Malibu Lagoon Project: A Case Study in Community Controversy

• Opposition to State Proposal Appears to Be Growing as Proponents Watch from the Sidelines


It was standing room only at Coogie's Beach Cafe on Saturday night, for an information session and silent auction to raise awareness and funds for the lawsuit challenging the California State Parks Malibu Lagoon Restoration Plan. Crowd estimates ranged from 150 to over 300 people. The audience included surfers, birdwatchers, area residents and beachgoers.
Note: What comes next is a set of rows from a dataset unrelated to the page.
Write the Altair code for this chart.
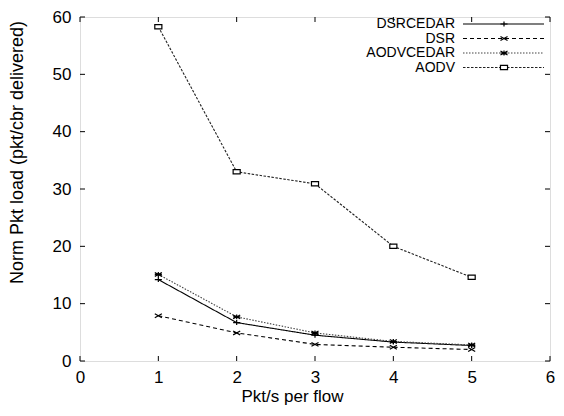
import altair as alt
import pandas as pd

rates = [1, 2, 3, 4, 5]
series = ["DSRCEDAR", "DSR", "AODVCEDAR", "AODV"]
dsrcedar = [14.2, 6.7, 4.5, 3.3, 2.7]
dsr = [7.9, 4.9, 2.9, 2.4, 2.0]
aodvcedar = [15.1, 7.7, 4.9, 3.4, 2.8]
aodv = [58.3, 33.0, 30.9, 20.0, 14.6]
x_ticks = [0, 1, 2, 3, 4, 5, 6]
y_ticks = [0, 10, 20, 30, 40, 50, 60]

values = {"DSRCEDAR": dsrcedar, "DSR": dsr, "AODVCEDAR": aodvcedar, "AODV": aodv}
rows = []
for s in series:
    for r, v in zip(rates, values[s]):
        rows.append({"rate": r, "load": v, "series": s})
df = pd.DataFrame(rows)

W, H = 470, 344
FONT = "Liberation Sans"

dash_scale = alt.Scale(domain=series, range=[[1, 0], [4, 3], [1.5, 1.5], [2.5, 1.5]])
color_scale = alt.Scale(domain=series, range=["#000000", "#000000", "#444444", "#222222"])
shape_scale = alt.Scale(
    domain=series,
    range=[
        "M-1,0L1,0M0,-0.7L0,0.7",
        "M-1,-0.55L1,0.55M-1,0.55L1,-0.55",
        "M-1,-0.55L1,0.55M-1,0.55L1,-0.55M-1,0L1,0M0,-0.7L0,0.7",
        "M-1,-0.6L1,-0.6L1,0.6L-1,0.6Z",
    ],
)

x_enc = alt.X(
    "rate:Q",
    scale=alt.Scale(domain=[0, 6], nice=False),
    axis=alt.Axis(
        values=x_ticks, format="d", title="Pkt/s per flow", domain=False, ticks=False, grid=False,
        labelFont=FONT, labelFontSize=17, labelColor="#000", labelPadding=8,
        labelFlush=False, labelOverlap=False,
        titleFont=FONT, titleFontSize=17, titleFontWeight="normal", titleColor="#000",
        titleX=212, titleY=35, titleBaseline="middle",
    ),
)
y_enc = alt.Y(
    "load:Q",
    scale=alt.Scale(domain=[0, 60], nice=False),
    axis=alt.Axis(
        values=y_ticks, format="d", title="Norm Pkt load (pkt/cbr delivered)", domain=False,
        ticks=False, grid=False, labelFont=FONT, labelFontSize=17, labelColor="#000",
        labelPadding=9, labelFlush=False, labelOverlap=False,
        titleFont=FONT, titleFontSize=18, titleFontWeight="normal", titleColor="#000",
        titleX=-63, titleY=135, titleAngle=270, titleBaseline="middle", titleAlign="center",
    ),
)

lines = alt.Chart(df).mark_line(strokeWidth=1.1).encode(
    x=x_enc,
    y=y_enc,
    strokeDash=alt.StrokeDash("series:N", scale=dash_scale, legend=None),
    color=alt.Color("series:N", scale=color_scale, legend=None),
    detail="series:N",
)

points = alt.Chart(df).mark_point(filled=False, size=50, strokeWidth=1.2, fill="white", fillOpacity=1).encode(
    x="rate:Q",
    y="load:Q",
    shape=alt.Shape("series:N", scale=shape_scale, legend=None),
    stroke=alt.value("#000"),
)

xt = pd.DataFrame({"rate": x_ticks})
yt = pd.DataFrame({"load": y_ticks})
tick_x_bottom = alt.Chart(xt).mark_rule(color="#000", strokeWidth=1).encode(
    x="rate:Q", y=alt.value(H), y2=alt.value(H - 5))
tick_x_top = alt.Chart(xt).mark_rule(color="#000", strokeWidth=1).encode(
    x="rate:Q", y=alt.value(0), y2=alt.value(5))
tick_y_left = alt.Chart(yt).mark_rule(color="#000", strokeWidth=1).encode(
    y="load:Q", x=alt.value(0), x2=alt.value(5))
tick_y_right = alt.Chart(yt).mark_rule(color="#000", strokeWidth=1).encode(
    y="load:Q", x=alt.value(W), x2=alt.value(W - 5))

legend_layers = []
for i, s in enumerate(series):
    ly = 7 + 14.5 * i
    ldf = pd.DataFrame({"series": [s]})
    legend_layers.append(
        alt.Chart(ldf).mark_text(align="right", baseline="middle", font=FONT, fontSize=14, color="#000").encode(
            text="series:N", x=alt.value(375), y=alt.value(ly))
    )
    legend_layers.append(
        alt.Chart(ldf).mark_rule(strokeWidth=1.1).encode(
            x=alt.value(383), x2=alt.value(464), y=alt.value(ly),
            strokeDash=alt.StrokeDash("series:N", scale=dash_scale, legend=None),
            color=alt.Color("series:N", scale=color_scale, legend=None))
    )
    legend_layers.append(
        alt.Chart(ldf).mark_point(filled=False, size=50, strokeWidth=1.2, fill="white", fillOpacity=1).encode(
            x=alt.value(424), y=alt.value(ly),
            shape=alt.Shape("series:N", scale=shape_scale, legend=None),
            stroke=alt.value("#000"))
    )

chart = alt.layer(
    lines, points, tick_x_bottom, tick_x_top, tick_y_left, tick_y_right, *legend_layers
).properties(
    width=W, height=H,
    autosize=alt.AutoSizeParams(type="none"),
    padding={"left": 72, "top": 9, "right": 6, "bottom": 45},
).configure_view(stroke="#000", strokeWidth=1.5).configure(background="white")

chart.save("out.html", embed_options={"renderer": "svg", "actions": False})
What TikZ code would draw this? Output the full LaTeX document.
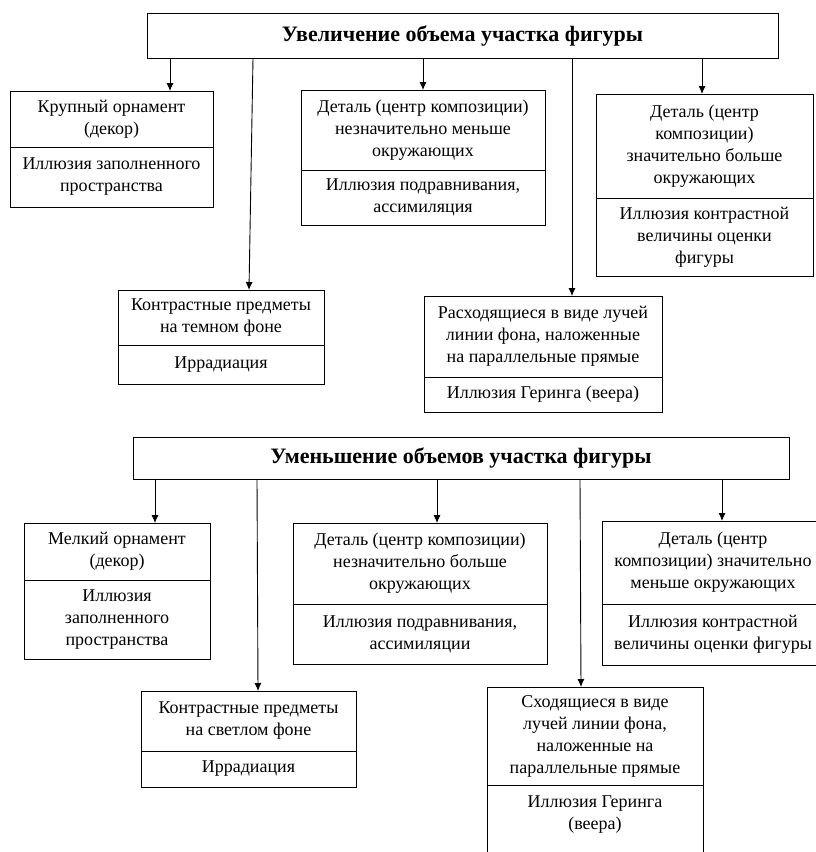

A series of speakers outlined their concerns, which included fears that the proposed changes will negatively impact native bird and animal populations, alter the surf break, limit access to the wetlands and the beach and potentially damage cultural artifacts. Others stated that the restoration plan will result in the wrong kind of wetland, one that did not historically exist in the Malibu watershed.
An information sheet available at the event states that litigation is necessary to save the lagoon: “The habitat in Malibu Lagoon has taken 27 years to develop since the last restoration in 1983, and the concept that destroying our wetlands is necessary to improve that very same wetlands is not supported under the Coastal Act. The project would also permanently demolish Malibu Lagoon's most popular public access trail to the sea, a valued recreational and educational resource that cannot be replaced. There are better alternatives that would protect existing resources.”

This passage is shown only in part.